Charts and diagrams as code:
++++++++++

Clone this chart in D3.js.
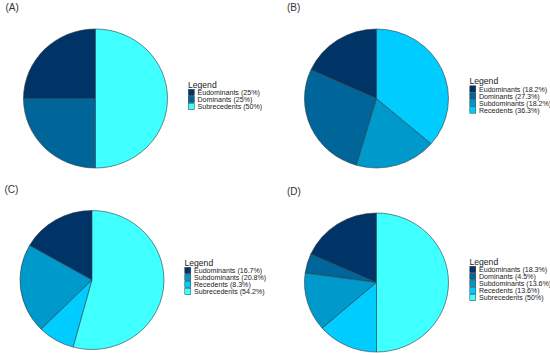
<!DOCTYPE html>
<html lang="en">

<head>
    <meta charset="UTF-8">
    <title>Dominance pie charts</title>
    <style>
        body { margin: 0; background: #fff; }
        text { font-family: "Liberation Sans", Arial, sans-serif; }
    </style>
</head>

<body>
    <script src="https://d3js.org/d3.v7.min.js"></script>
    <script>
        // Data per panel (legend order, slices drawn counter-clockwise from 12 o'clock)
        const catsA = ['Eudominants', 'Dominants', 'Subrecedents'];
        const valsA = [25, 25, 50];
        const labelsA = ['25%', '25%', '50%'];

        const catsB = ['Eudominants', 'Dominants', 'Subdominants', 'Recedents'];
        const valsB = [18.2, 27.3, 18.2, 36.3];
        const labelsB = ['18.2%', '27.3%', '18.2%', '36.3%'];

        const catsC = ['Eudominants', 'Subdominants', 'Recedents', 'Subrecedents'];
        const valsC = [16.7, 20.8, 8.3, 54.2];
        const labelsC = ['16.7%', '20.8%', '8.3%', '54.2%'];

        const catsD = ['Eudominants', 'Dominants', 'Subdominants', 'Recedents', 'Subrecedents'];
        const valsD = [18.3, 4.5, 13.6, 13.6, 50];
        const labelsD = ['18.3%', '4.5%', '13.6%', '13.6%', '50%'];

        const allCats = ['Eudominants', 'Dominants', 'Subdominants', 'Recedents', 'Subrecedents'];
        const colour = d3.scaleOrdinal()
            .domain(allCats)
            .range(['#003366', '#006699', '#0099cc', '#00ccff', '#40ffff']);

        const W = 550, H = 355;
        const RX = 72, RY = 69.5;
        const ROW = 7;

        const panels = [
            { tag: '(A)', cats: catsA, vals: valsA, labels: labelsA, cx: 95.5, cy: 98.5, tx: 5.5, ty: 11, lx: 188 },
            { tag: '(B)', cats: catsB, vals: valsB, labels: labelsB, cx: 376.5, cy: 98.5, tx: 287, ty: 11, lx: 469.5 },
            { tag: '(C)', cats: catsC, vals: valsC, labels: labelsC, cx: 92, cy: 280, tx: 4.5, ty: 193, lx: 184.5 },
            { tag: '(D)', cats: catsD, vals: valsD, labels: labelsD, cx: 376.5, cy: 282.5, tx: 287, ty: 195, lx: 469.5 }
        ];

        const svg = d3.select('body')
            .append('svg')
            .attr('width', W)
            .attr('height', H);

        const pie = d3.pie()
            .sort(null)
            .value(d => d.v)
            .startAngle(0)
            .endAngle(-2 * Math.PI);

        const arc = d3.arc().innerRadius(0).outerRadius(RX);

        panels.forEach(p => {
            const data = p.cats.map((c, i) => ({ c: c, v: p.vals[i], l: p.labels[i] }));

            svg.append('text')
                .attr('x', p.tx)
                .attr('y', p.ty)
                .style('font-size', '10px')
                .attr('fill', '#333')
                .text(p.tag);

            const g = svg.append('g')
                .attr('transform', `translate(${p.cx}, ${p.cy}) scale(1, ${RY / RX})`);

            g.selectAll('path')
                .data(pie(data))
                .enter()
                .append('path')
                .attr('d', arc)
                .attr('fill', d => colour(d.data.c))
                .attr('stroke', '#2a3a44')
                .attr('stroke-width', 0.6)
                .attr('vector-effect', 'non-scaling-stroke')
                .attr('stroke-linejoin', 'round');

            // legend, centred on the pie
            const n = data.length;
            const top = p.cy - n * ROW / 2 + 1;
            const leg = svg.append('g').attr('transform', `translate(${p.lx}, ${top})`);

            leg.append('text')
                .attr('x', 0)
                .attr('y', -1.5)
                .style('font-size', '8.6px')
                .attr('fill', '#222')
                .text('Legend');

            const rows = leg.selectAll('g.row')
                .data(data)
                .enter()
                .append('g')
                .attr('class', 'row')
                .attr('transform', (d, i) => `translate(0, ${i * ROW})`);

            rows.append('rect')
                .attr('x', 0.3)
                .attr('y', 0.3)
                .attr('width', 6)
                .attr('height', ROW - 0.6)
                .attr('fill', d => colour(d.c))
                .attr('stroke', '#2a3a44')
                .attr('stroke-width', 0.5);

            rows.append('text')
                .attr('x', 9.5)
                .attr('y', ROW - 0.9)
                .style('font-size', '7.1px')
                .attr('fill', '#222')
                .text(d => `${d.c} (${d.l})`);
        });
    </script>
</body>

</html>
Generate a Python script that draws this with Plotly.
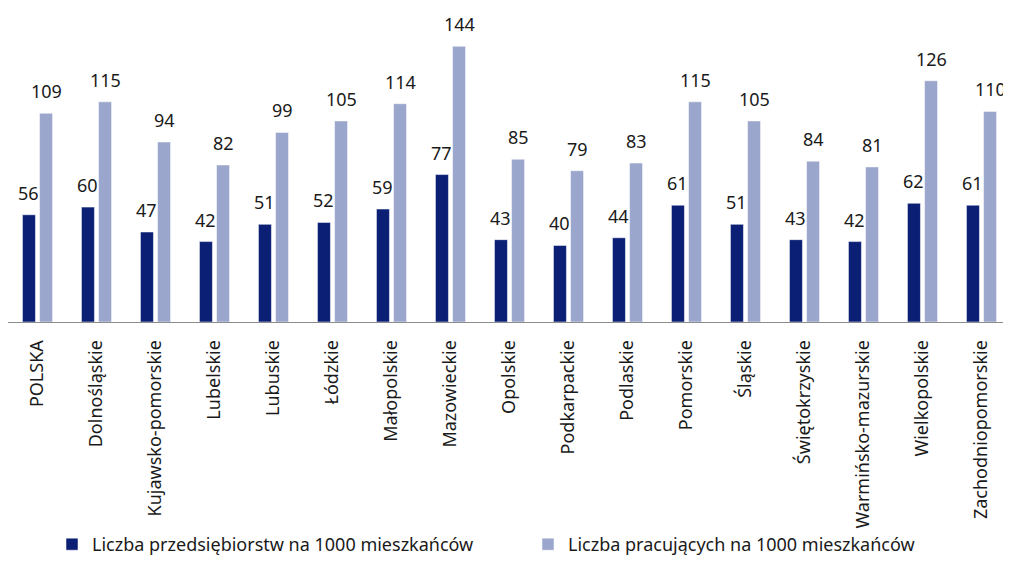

++++++++++

## Written problem
Identify and extract each line of the listing that contains "script".

## Complete response
    <script src="https://d3js.org/d3.v7.min.js"></script>
    <script>
    </script>
Generate a Python script that draws this with Plotly.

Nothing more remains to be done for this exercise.